Conflict may occur in any work environment, whether it is in the clinical setting, another department, or another organization. It is important to understand how conflict arises and how conflict is managed through effective communication.
The behavior of a leader has a direct impact on the motivation of his or her team. It is crucial for a leader to understand how his or her behavior and conflict-handling ability impact the care of patients.
Here is a scenario of a leader who is willing to handle conflicts in his or her workplace.
You are promoted to a management position in a small organization. There are four full-time members and three part-time members. You have a department manager currently overseeing the operations. You are excited to begin with your new assignment and have completed orientation. You heard some rumblings from the staff development team, “You have your work cut out for you in this department!” It does not sound promising, yet you are filled with energy, a positive attitude but a bit concerned as you do not want to appear bossy. You lack a bit of confidence since they are seasoned team members and you are new to the organization.
Once you begin your first day, you decide to meet with everyone as a group and individually over the next few days. What you are uncovering is disturbing and you quickly realize that the team members have lots of conflicts within the department. In a nutshell, this is what you have discovered:
- The department manager thinks she is in charge since clients, customers, or patients have specialized needs. She is stern faced and does not seem to smile, yet she does not admit it is her or her department’s fault if there is an error. She seems to enjoy the increasing conflict among the unit as it takes any “pressure” off her and she can continue to “tell people what to do.”

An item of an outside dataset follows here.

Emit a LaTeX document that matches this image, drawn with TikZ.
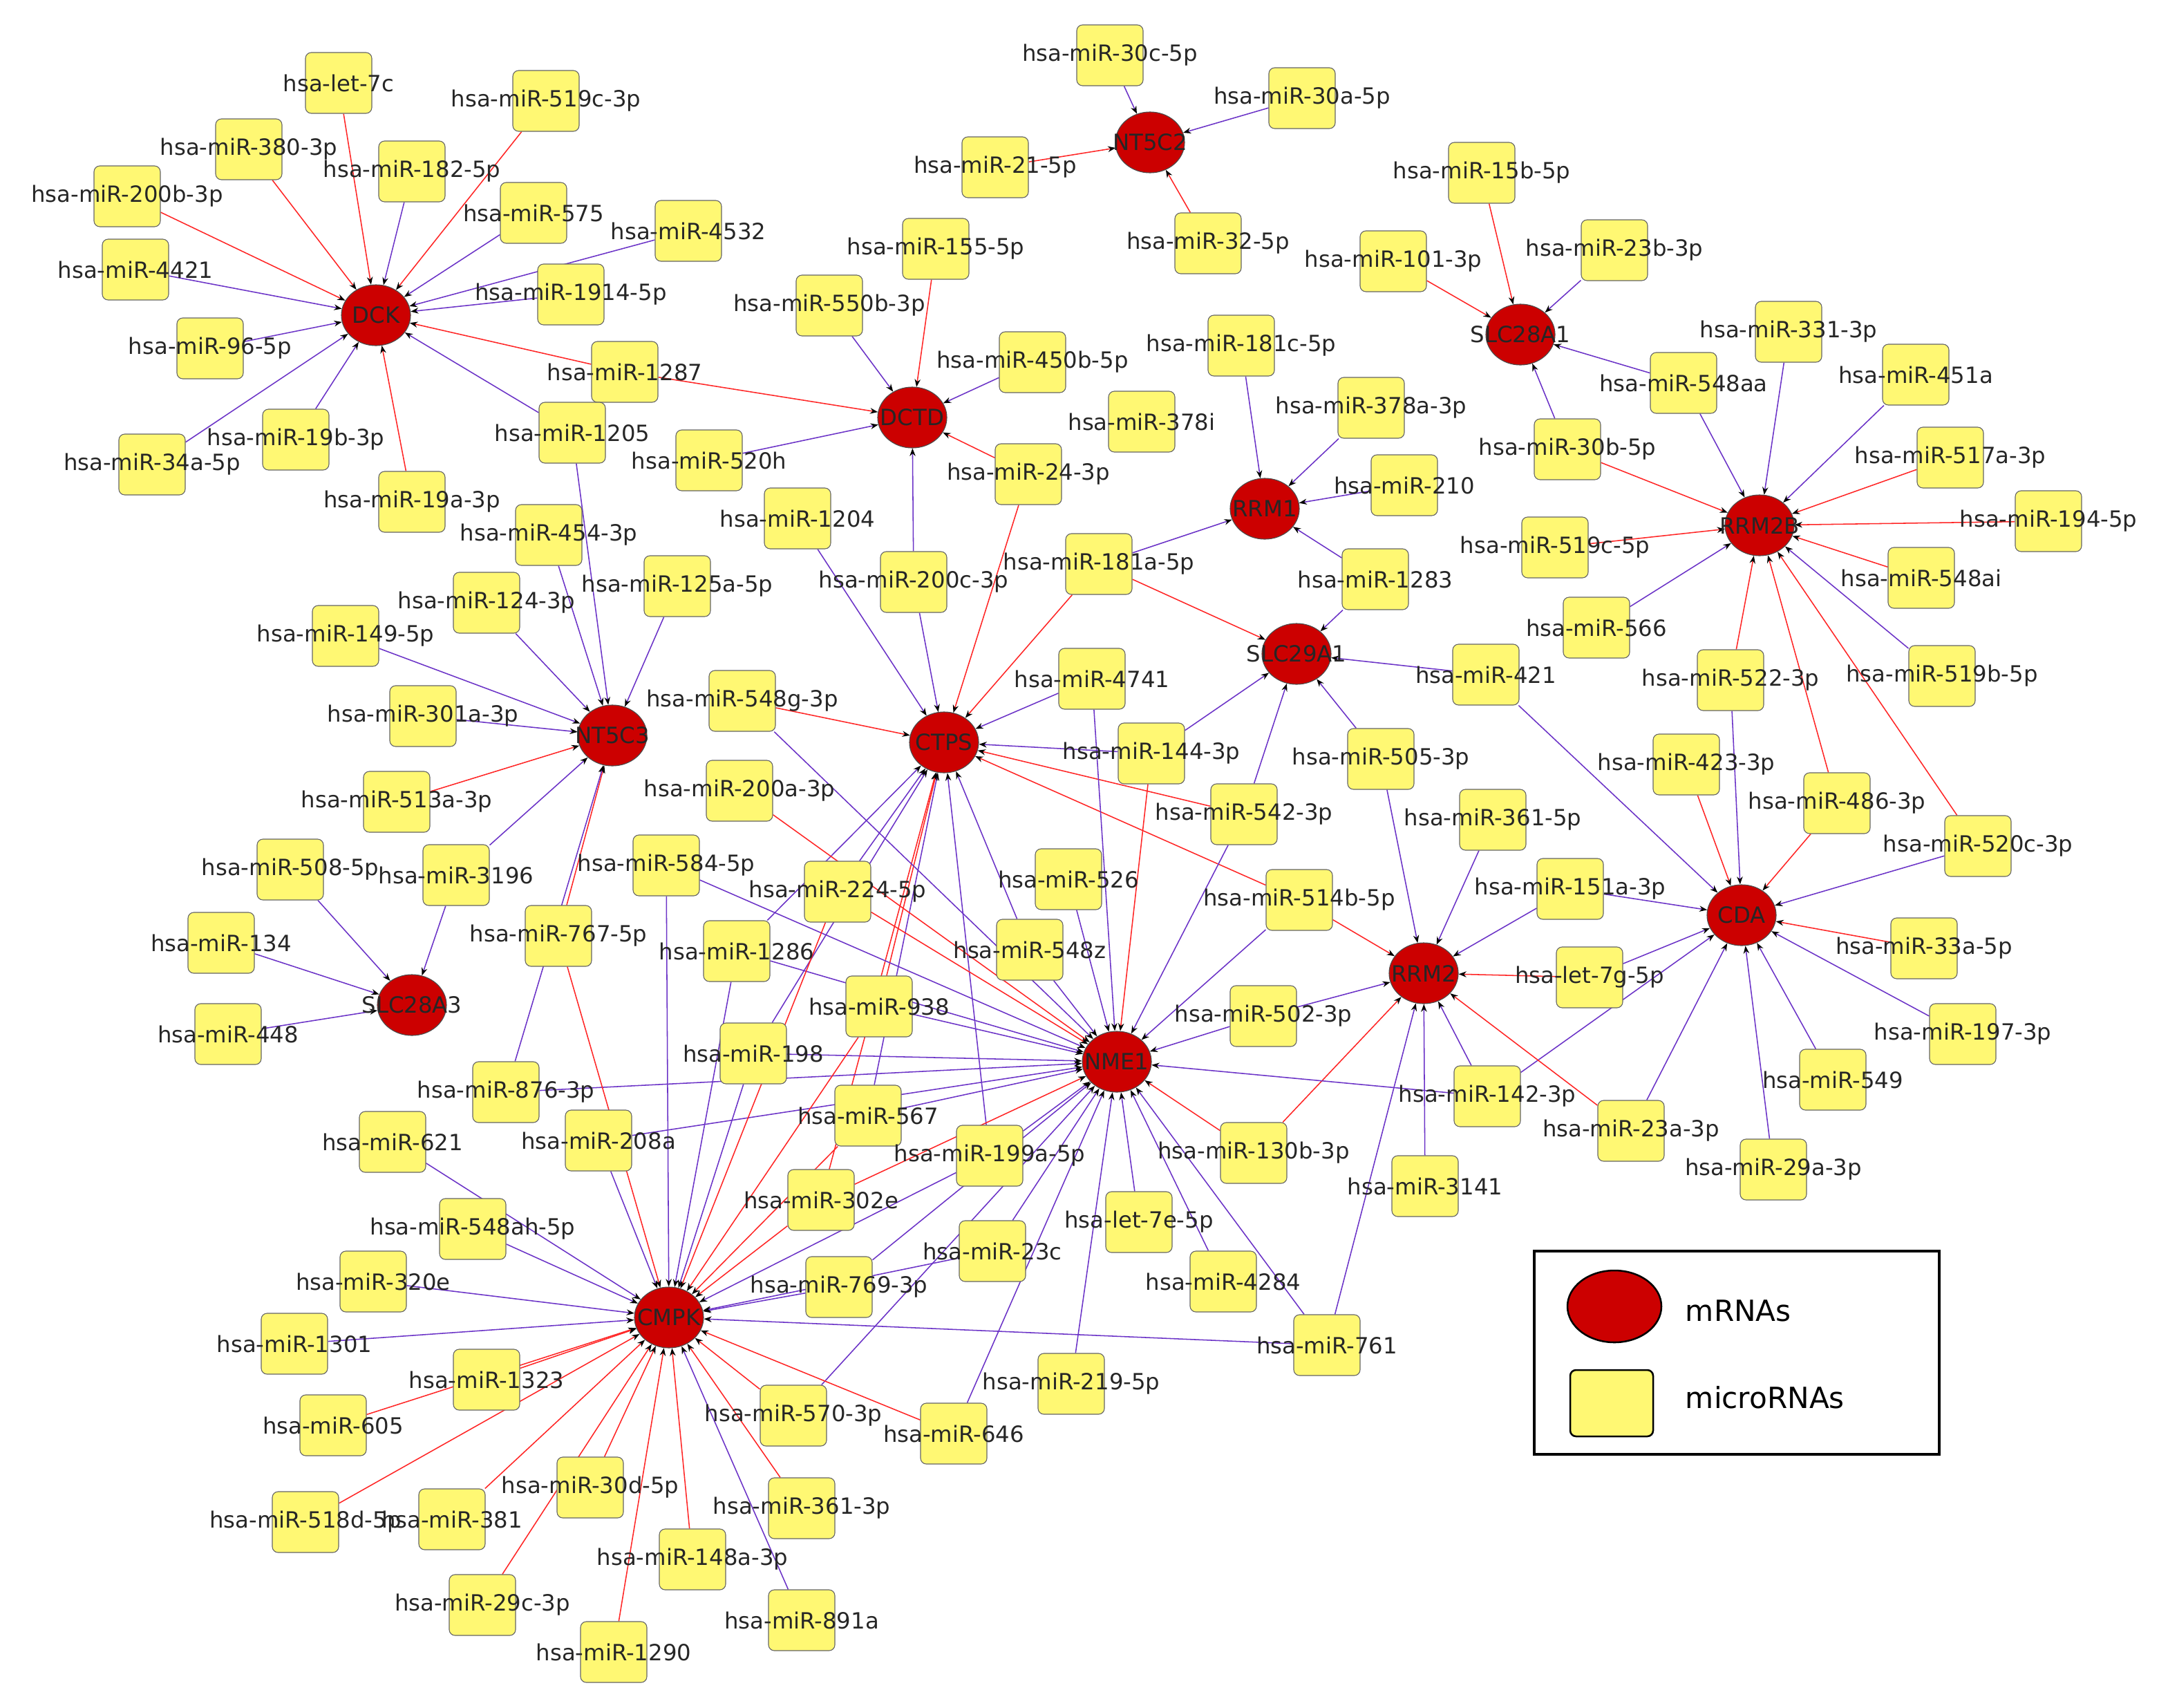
\documentclass[tikz,border=0pt]{standalone}
\usepackage{fontspec}
\setmainfont{DejaVu Sans}
\usetikzlibrary{arrows.meta,shapes.geometric}
\pgfdeclarelayer{bg}\pgfsetlayers{bg,main}
\tikzset{
 mir/.style={draw=black!60,fill=yellow!55!white,rounded corners=6pt,minimum width=2.4cm,minimum height=2.2cm,line width=0.8pt,inner sep=0pt},
 mrna/.style={draw=black!70,fill=red!80!black,ellipse,minimum width=2.5cm,minimum height=2.2cm,line width=0.8pt,inner sep=0pt},
 lab/.style={font=\fontsize{23}{25}\selectfont,inner sep=0pt,text=black!85},
 r/.style={draw=red!85,line width=1.1pt,-{Stealth[black,length=8pt,width=6pt]}},
 b/.style={draw=blue!45!violet!80,line width=1.1pt,-{Stealth[black,length=8pt,width=6pt]}},
}
\newcommand\mi[3]{\node[mir] (#1) at (#2,#3) {}; \node[lab] (#1-t) at (#1) {hsa-#1};}
\newcommand\mr[3]{\node[mrna] (#1) at (#2,#3) {}; \node[lab] (#1-t) at (#1) {#1};}
\begin{document}
\begin{tikzpicture}[x=0.05cm,y=-0.05cm]
\useasboundingbox (0,0) rectangle (1562,1235);
\mr{DCK}{272}{228}\mr{NT5C2}{832}{103}\mr{DCTD}{660}{302}\mr{SLC28A1}{1100}{242}
\mr{RRM1}{915}{368}\mr{RRM2B}{1273}{380}\mr{SLC29A1}{938}{473}\mr{NT5C3}{443}{532}
\mr{CTPS}{683}{537}\mr{SLC28A3}{298}{727}\mr{CDA}{1260}{662}\mr{RRM2}{1030}{704}
\mr{NME1}{808}{768}\mr{CMPK}{484}{953}
\mi{let-7c}{245}{60}\mi{miR-519c-3p}{395}{73}\mi{miR-380-3p}{180}{108}\mi{miR-182-5p}{298}{124}
\mi{miR-200b-3p}{92}{142}\mi{miR-575}{386}{154}\mi{miR-4532}{498}{167}\mi{miR-4421}{98}{195}
\mi{miR-1914-5p}{413}{213}\mi{miR-96-5p}{152}{252}\mi{miR-1287}{452}{269}\mi{miR-19b-3p}{214}{318}
\mi{miR-1205}{414}{313}\mi{miR-34a-5p}{110}{336}\mi{miR-19a-3p}{298}{363}
\mi{miR-30c-5p}{803}{40}\mi{miR-30a-5p}{942}{71}\mi{miR-21-5p}{720}{121}\mi{miR-32-5p}{874}{176}
\mi{miR-155-5p}{677}{180}\mi{miR-550b-3p}{600}{221}\mi{miR-450b-5p}{747}{262}\mi{miR-520h}{513}{333}
\mi{miR-24-3p}{744}{343}\mi{miR-1204}{577}{375}\mi{miR-200c-3p}{661}{421}
\mi{miR-15b-5p}{1072}{125}\mi{miR-101-3p}{1008}{189}\mi{miR-23b-3p}{1168}{181}\mi{miR-181c-5p}{898}{250}
\mi{miR-378i}{826}{305}\mi{miR-378a-3p}{992}{295}\mi{miR-210}{1016}{351}\mi{miR-331-3p}{1294}{240}
\mi{miR-548aa}{1218}{277}\mi{miR-451a}{1386}{271}\mi{miR-30b-5p}{1134}{325}\mi{miR-517a-3p}{1411}{331}
\mi{miR-194-5p}{1482}{377}\mi{miR-519c-5p}{1125}{396}\mi{miR-548ai}{1390}{418}\mi{miR-1283}{995}{419}
\mi{miR-181a-5p}{795}{408}\mi{miR-566}{1155}{454}\mi{miR-454-3p}{397}{387}\mi{miR-125a-5p}{490}{424}
\mi{miR-124-3p}{352}{436}\mi{miR-149-5p}{250}{460}\mi{miR-301a-3p}{306}{518}\mi{miR-548g-3p}{537}{507}
\mi{miR-4741}{790}{491}\mi{miR-421}{1075}{488}\mi{miR-522-3p}{1252}{492}\mi{miR-519b-5p}{1405}{489}
\mi{miR-144-3p}{833}{545}\mi{miR-505-3p}{999}{549}\mi{miR-423-3p}{1220}{553}\mi{miR-200a-3p}{535}{572}
\mi{miR-513a-3p}{287}{580}\mi{miR-542-3p}{900}{589}\mi{miR-361-5p}{1080}{593}\mi{miR-486-3p}{1329}{581}
\mi{miR-520c-3p}{1431}{612}\mi{miR-508-5p}{210}{629}\mi{miR-3196}{330}{633}\mi{miR-584-5p}{482}{626}
\mi{miR-224-5p}{606}{645}\mi{miR-526}{773}{636}\mi{miR-514b-5p}{940}{651}\mi{miR-151a-3p}{1136}{643}
\mi{miR-134}{160}{682}\mi{miR-767-5p}{404}{677}\mi{miR-1286}{533}{688}\mi{miR-548z}{745}{687}
\mi{let-7g-5p}{1150}{707}\mi{miR-33a-5p}{1392}{686}\mi{miR-938}{636}{728}\mi{miR-502-3p}{914}{735}
\mi{miR-448}{165}{748}\mi{miR-197-3p}{1420}{748}\mi{miR-198}{545}{762}\mi{miR-876-3p}{366}{790}
\mi{miR-142-3p}{1076}{793}\mi{miR-549}{1326}{781}\mi{miR-621}{284}{826}\mi{miR-208a}{433}{825}
\mi{miR-567}{628}{807}\mi{miR-23a-3p}{1180}{818}\mi{miR-199a-5p}{716}{836}\mi{miR-130b-3p}{907}{834}
\mi{miR-29a-3p}{1283}{846}\mi{miR-3141}{1031}{858}\mi{miR-302e}{594}{868}\mi{miR-548ah-5p}{342}{889}
\mi{let-7e-5p}{824}{884}\mi{miR-23c}{718}{905}\mi{miR-320e}{270}{927}\mi{miR-4284}{885}{927}
\mi{miR-769-3p}{607}{931}\mi{miR-1301}{213}{972}\mi{miR-761}{960}{973}\mi{miR-1323}{352}{998}
\mi{miR-219-5p}{775}{1001}\mi{miR-605}{241}{1031}\mi{miR-570-3p}{574}{1024}\mi{miR-646}{690}{1037}
\mi{miR-30d-5p}{427}{1076}\mi{miR-518d-5p}{221}{1101}\mi{miR-381}{327}{1099}\mi{miR-361-3p}{580}{1091}
\mi{miR-148a-3p}{501}{1128}\mi{miR-29c-3p}{349}{1161}\mi{miR-891a}{580}{1172}\mi{miR-1290}{444}{1195}
\begin{pgfonlayer}{bg}
\foreach \s/\t/\c in {
let-7c/DCK/r,miR-519c-3p/DCK/r,miR-380-3p/DCK/r,miR-182-5p/DCK/b,miR-200b-3p/DCK/r,miR-575/DCK/b,
miR-4532/DCK/b,miR-4421/DCK/b,miR-1914-5p/DCK/b,miR-96-5p/DCK/b,miR-1287/DCK/r,miR-19b-3p/DCK/b,
miR-1205/DCK/b,miR-34a-5p/DCK/b,miR-19a-3p/DCK/r,
miR-30c-5p/NT5C2/b,miR-30a-5p/NT5C2/b,miR-21-5p/NT5C2/r,miR-32-5p/NT5C2/r,
miR-155-5p/DCTD/r,miR-550b-3p/DCTD/b,miR-450b-5p/DCTD/b,miR-520h/DCTD/b,miR-24-3p/DCTD/r,miR-200c-3p/DCTD/b,miR-1287/DCTD/r,
miR-15b-5p/SLC28A1/r,miR-101-3p/SLC28A1/r,miR-23b-3p/SLC28A1/b,miR-30b-5p/SLC28A1/b,miR-548aa/SLC28A1/b,
miR-181c-5p/RRM1/b,miR-378a-3p/RRM1/b,miR-210/RRM1/b,miR-1283/RRM1/b,miR-181a-5p/RRM1/b,
miR-548aa/RRM2B/b,miR-331-3p/RRM2B/b,miR-451a/RRM2B/b,miR-517a-3p/RRM2B/r,miR-194-5p/RRM2B/r,miR-519c-5p/RRM2B/r,
miR-548ai/RRM2B/r,miR-566/RRM2B/b,miR-522-3p/RRM2B/r,miR-519b-5p/RRM2B/b,miR-486-3p/RRM2B/r,miR-520c-3p/RRM2B/r,miR-30b-5p/RRM2B/r,
miR-1283/SLC29A1/b,miR-421/SLC29A1/b,miR-181a-5p/SLC29A1/r,miR-144-3p/SLC29A1/b,miR-505-3p/SLC29A1/b,miR-542-3p/SLC29A1/b,
miR-454-3p/NT5C3/b,miR-125a-5p/NT5C3/b,miR-124-3p/NT5C3/b,miR-149-5p/NT5C3/b,miR-301a-3p/NT5C3/b,miR-513a-3p/NT5C3/r,
miR-3196/NT5C3/b,miR-767-5p/NT5C3/r,miR-1205/NT5C3/b,
miR-1204/CTPS/b,miR-200c-3p/CTPS/b,miR-24-3p/CTPS/r,miR-548g-3p/CTPS/r,miR-4741/CTPS/b,miR-144-3p/CTPS/b,miR-542-3p/CTPS/r,
miR-514b-5p/CTPS/r,miR-181a-5p/CTPS/r,miR-224-5p/CTPS/b,miR-1286/CTPS/b,miR-938/CTPS/r,miR-567/CTPS/b,miR-302e/CTPS/r,miR-198/CTPS/b,miR-199a-5p/CTPS/b,miR-548z/CTPS/b,
miR-508-5p/SLC28A3/b,miR-134/SLC28A3/b,miR-448/SLC28A3/b,miR-3196/SLC28A3/b,miR-876-3p/NT5C3/b,
miR-421/CDA/b,miR-423-3p/CDA/r,miR-522-3p/CDA/b,miR-486-3p/CDA/r,miR-520c-3p/CDA/b,miR-151a-3p/CDA/b,let-7g-5p/CDA/b,
miR-33a-5p/CDA/r,miR-197-3p/CDA/b,miR-549/CDA/b,miR-29a-3p/CDA/b,miR-23a-3p/CDA/b,miR-142-3p/CDA/b,
miR-505-3p/RRM2/b,miR-361-5p/RRM2/b,miR-151a-3p/RRM2/b,let-7g-5p/RRM2/r,miR-502-3p/RRM2/b,miR-130b-3p/RRM2/r,
miR-142-3p/RRM2/b,miR-3141/RRM2/b,miR-761/RRM2/b,miR-23a-3p/RRM2/r,miR-514b-5p/RRM2/r,
miR-4741/NME1/b,miR-144-3p/NME1/r,miR-542-3p/NME1/b,miR-526/NME1/b,miR-548z/NME1/b,miR-502-3p/NME1/b,miR-142-3p/NME1/b,
miR-130b-3p/NME1/r,let-7e-5p/NME1/b,miR-4284/NME1/b,miR-761/NME1/b,miR-219-5p/NME1/b,miR-646/NME1/b,miR-199a-5p/NME1/b,
miR-567/NME1/b,miR-198/NME1/b,miR-938/NME1/b,miR-1286/NME1/b,miR-584-5p/NME1/b,miR-200a-3p/NME1/r,miR-548g-3p/NME1/b,
miR-224-5p/NME1/r,miR-876-3p/NME1/b,miR-208a/NME1/b,miR-302e/NME1/r,miR-23c/NME1/b,miR-769-3p/NME1/b,miR-570-3p/NME1/b,miR-514b-5p/NME1/b,
miR-1301/CMPK/b,miR-320e/CMPK/b,miR-548ah-5p/CMPK/b,miR-621/CMPK/b,miR-208a/CMPK/b,miR-1323/CMPK/r,miR-605/CMPK/r,
miR-518d-5p/CMPK/r,miR-381/CMPK/r,miR-30d-5p/CMPK/r,miR-29c-3p/CMPK/r,miR-1290/CMPK/r,miR-148a-3p/CMPK/r,miR-891a/CMPK/b,
miR-361-3p/CMPK/r,miR-570-3p/CMPK/r,miR-646/CMPK/r,miR-761/CMPK/b,miR-769-3p/CMPK/b,miR-23c/CMPK/b,miR-302e/CMPK/r,
miR-199a-5p/CMPK/b,miR-567/CMPK/r,miR-198/CMPK/b,miR-1286/CMPK/b,miR-584-5p/CMPK/b,miR-767-5p/CMPK/r,miR-224-5p/CMPK/r,miR-938/CMPK/r}
 \draw[\c] (\s) -- (\t);
\end{pgfonlayer}
% legend
\node[draw=black,line width=2.5pt,minimum width=14.65cm,minimum height=7.35cm,inner sep=0pt] (legend) at (1256.5,978.5) {};
\node[mrna,minimum width=3.4cm,minimum height=2.6cm,line width=1.8pt,draw=black] (lm) at (1168,945) {};
\node[mir,minimum width=3cm,minimum height=2.4cm,line width=1.8pt,draw=black] (ly) at (1166,1015) {};
\node[anchor=west,font=\fontsize{30}{32}\selectfont] (lmt) at (1217,948) {mRNAs};
\node[anchor=west,font=\fontsize{30}{32}\selectfont] (lyt) at (1217,1011) {microRNAs};
\end{tikzpicture}
\end{document}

- Two full-time administrative staff members do not like each other and refuse to work together. One feels the other cooks “strange food” and cannot understand her when she speaks, and she is too quiet. The other staff member feels the first one is too outspoken and not gracious and hurries through her assignments. They share a small office and their work is critical to the success of the organization as they oversee all billing, accounts payable and receivable, and schedule the large projects and services to other organizations. The rest of the staff members avoid going to this office as the tension is clearly increased in this room.
- The part-time staff feel they are not being offered any extra shifts and sometimes they are asked not to come to work if the day is slow. They feel they are not valued and are demotivated by less pay. This is a critical time for them due to the economy crisis. When they are at work, they often bring their home problems with them and seem stressed when they have to work with the other team members.
Answer the following questions:
- How will you address each area and improve understanding, collaboration, motivation, and positive attitude?
- How does emotional intelligence play a role in encouraging the staff to cooperate and to be willing to make behavior changes?
- What behavior theory will you research to develop your thoughts when you speak to each staff member?
- How important is decreasing overall conflict in the workplace?
- How can you develop a win-win approach?